Les caricatures offensantes à l’égard du prophète de l’islam, publiées il y a plusieurs années par un journal danois, ne valaient pas selon moi toute cette agitation. Si défendre le prophète a un sens, l’auteur de ces dessins en revanche ne méritait pas qu’on lui en donne autant, en sortant ainsi manifester contre lui. Il existe suffisamment de raisons de descendre protester dans les rues du monde islamique pour ne pas faire cas de ce dessinateur, dont je ne me donnerai pas la peine de mentionner le nom. Sans ces manifestations, personne n’aurait entendu parler de lui ni de ses dessins, hormis les lecteurs de ce journal. Qui agit de la sorte, en portant atteinte à ce qui est sacré pour d’autres, ne mérite pas que l’on se mobilise contre lui. Il est bien plus approprié de l’ignorer et de lui tourner le dos. C’est ainsi que réagiraient les enfants d’une civilisation bien enracinée, qui se sentiraient solides dans leur identité. Il est de notre devoir de ne pas nous lever par milliers à chaque fois qu’un énergumène décide d’aller provoquer les musulmans, faisant ainsi de lui une « star ». Nous nous souvenons bien de ce pasteur américain illuminé (je ne mentionnerai pas non plus son nom) qui avait menacé de brûler le Coran sur la place publique. Les médias avaient alors campé jour et nuit devant son domicile, dans l’attente qu’il passe à l’action. Mais en contrepartie, il est également du devoir des États où résident ces individus d’éveiller leurs populations contre ce genre d’agissements et de les condamner. De même qu’il est de leur devoir d’éduquer contre le racisme et non de se contenter de dire qu’il s’agit là de la liberté d’expression. Il est faux de dire que l’État démocratique est neutre vis-à-vis de tout ce qui a trait à la liberté d’expression, dès lors que cette dernière est possible.

Ce qui se passe en France, en réaction à ce crime abominable, outrepasse la neutralité. Au nom de l’empathie avec la victime, des images offensantes ont été érigées en modèle de la liberté d’expression, en incarnation de notre attachement à elle. Et par un truchement subtil, ces images sont passées d’une salle de classe close à plusieurs façades de bâtiments publics. Quelle que soit la nature des intentions, le résultat est que l’on encourage l’atteinte au sacré, qu’on la fait passer de la pratique déviante à l’attitude exemplaire. C’est cela qui a provoqué la colère de nombreuses personnes à travers le monde musulman. De même qu’il est désolant d’entendre les déclarations « irresponsables » de certains responsables politiques, qui amalgament les concepts et adoptent une terminologie qui était jusqu’à peu le pré carré de l’extrême droite, pour qualifier les immigrés et les musulmans. Certains vont même jusqu’à dénigrer les universitaires qui analysent avec sérieux et rigueur les facteurs sociaux, économiques et politiques de l’extrémisme, en les taxant « d’islamo-gauchistes ».

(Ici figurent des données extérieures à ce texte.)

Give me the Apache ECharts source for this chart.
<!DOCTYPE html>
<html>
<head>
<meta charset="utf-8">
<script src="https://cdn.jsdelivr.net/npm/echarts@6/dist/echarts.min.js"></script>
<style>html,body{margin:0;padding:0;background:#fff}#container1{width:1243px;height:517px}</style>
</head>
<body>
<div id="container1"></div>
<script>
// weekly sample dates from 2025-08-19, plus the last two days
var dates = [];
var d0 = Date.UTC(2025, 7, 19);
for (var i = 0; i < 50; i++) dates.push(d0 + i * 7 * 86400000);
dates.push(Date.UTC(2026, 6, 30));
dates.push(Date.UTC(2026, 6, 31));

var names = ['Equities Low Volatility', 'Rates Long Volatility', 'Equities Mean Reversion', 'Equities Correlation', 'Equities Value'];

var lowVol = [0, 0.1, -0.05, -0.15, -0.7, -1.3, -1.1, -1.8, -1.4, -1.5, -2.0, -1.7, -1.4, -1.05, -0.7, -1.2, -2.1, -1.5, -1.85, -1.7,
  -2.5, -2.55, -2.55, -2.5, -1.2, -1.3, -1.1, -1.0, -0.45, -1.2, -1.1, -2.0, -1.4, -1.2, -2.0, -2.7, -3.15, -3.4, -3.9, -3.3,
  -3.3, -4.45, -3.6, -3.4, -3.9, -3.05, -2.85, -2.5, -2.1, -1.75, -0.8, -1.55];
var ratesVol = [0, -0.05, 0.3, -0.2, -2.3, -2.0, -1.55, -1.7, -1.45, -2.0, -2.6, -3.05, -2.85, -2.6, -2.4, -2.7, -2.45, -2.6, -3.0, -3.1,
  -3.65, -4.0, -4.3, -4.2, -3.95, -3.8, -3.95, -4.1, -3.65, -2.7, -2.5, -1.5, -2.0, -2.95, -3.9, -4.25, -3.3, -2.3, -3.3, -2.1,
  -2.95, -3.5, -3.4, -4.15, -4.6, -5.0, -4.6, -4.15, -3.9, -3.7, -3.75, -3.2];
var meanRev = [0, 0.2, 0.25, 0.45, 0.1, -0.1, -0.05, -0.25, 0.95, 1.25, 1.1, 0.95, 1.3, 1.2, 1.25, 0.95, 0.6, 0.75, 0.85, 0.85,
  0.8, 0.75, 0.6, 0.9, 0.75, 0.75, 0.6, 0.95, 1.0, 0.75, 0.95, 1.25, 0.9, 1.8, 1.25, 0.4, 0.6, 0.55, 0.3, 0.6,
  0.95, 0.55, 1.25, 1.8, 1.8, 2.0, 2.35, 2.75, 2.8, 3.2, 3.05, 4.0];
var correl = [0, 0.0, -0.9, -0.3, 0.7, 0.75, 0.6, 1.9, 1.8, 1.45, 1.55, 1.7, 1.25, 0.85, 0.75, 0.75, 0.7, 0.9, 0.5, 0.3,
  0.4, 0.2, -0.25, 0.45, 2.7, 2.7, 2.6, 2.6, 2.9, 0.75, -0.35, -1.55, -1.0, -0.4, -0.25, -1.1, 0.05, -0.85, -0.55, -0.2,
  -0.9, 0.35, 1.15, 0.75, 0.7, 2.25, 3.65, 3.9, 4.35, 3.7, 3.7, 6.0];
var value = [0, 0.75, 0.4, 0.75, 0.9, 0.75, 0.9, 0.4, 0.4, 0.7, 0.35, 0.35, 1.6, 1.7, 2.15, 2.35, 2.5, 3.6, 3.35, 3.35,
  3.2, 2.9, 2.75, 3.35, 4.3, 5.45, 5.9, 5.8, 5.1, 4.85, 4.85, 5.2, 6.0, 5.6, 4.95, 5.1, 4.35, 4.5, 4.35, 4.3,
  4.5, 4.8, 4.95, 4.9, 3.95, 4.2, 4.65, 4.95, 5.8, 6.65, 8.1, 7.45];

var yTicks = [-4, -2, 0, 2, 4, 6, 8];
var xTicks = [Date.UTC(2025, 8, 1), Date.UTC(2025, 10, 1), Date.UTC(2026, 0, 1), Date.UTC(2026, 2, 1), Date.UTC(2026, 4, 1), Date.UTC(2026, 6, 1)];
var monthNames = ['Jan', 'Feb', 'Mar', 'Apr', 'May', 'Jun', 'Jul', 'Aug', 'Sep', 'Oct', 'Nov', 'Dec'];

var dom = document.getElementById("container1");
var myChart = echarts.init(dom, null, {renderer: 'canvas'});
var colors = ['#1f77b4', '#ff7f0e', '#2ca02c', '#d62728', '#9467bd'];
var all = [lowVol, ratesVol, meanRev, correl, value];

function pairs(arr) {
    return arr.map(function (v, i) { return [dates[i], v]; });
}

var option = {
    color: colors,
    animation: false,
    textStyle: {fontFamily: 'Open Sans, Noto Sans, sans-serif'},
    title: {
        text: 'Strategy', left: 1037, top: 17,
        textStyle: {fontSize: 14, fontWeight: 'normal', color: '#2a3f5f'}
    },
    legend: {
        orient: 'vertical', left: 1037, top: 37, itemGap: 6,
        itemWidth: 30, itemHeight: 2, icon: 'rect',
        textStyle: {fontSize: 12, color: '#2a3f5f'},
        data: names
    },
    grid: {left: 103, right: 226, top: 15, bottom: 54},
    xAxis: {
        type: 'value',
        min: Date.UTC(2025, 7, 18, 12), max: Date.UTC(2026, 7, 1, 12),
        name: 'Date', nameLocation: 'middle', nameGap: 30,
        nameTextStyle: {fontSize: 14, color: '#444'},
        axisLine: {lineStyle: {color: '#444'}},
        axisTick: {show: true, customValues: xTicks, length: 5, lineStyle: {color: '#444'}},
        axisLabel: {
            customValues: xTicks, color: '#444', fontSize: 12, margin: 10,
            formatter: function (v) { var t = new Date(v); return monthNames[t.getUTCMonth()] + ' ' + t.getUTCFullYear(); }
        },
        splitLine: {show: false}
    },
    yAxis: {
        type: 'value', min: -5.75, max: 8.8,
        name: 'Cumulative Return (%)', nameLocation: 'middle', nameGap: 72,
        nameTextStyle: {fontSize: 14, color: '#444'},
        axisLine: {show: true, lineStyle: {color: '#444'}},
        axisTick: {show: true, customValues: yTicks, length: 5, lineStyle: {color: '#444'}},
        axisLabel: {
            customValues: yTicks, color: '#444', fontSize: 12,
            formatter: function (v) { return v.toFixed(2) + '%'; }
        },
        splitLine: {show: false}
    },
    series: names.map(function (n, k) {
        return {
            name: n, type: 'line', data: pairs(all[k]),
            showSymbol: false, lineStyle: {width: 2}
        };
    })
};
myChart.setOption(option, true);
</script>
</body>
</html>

Même un fervent partisan français de la laïcité doit pouvoir comprendre que la religion et ses symboles constituent un élément essentiel de l’identité civilisationnelle de nombreux peuples à travers le monde, pour leurs membres pratiquants comme pour ceux non-pratiquants. Dans leur écrasante majorité, ils désapprouvent l’extrémisme religieux, le fait de tuer pour des paroles, de traiter les autres en mécréants, ainsi que la violence politique en général. Mais ils ne comprennent pas à quoi rime cette humiliation préméditée et acharnée de leurs symboles religieux, qu’ils vivent comme un outrage délibéré à leur dignité. L’intelligence commande de saisir qu’en affichant ce genre d’« expression » sur des édifices gouvernementaux, on enclenche inéluctablement une série d’actions et de réactions dont rien de bon ne peut résulter. Il est donc impératif de sortir de ce cercle vicieux, au plus vite.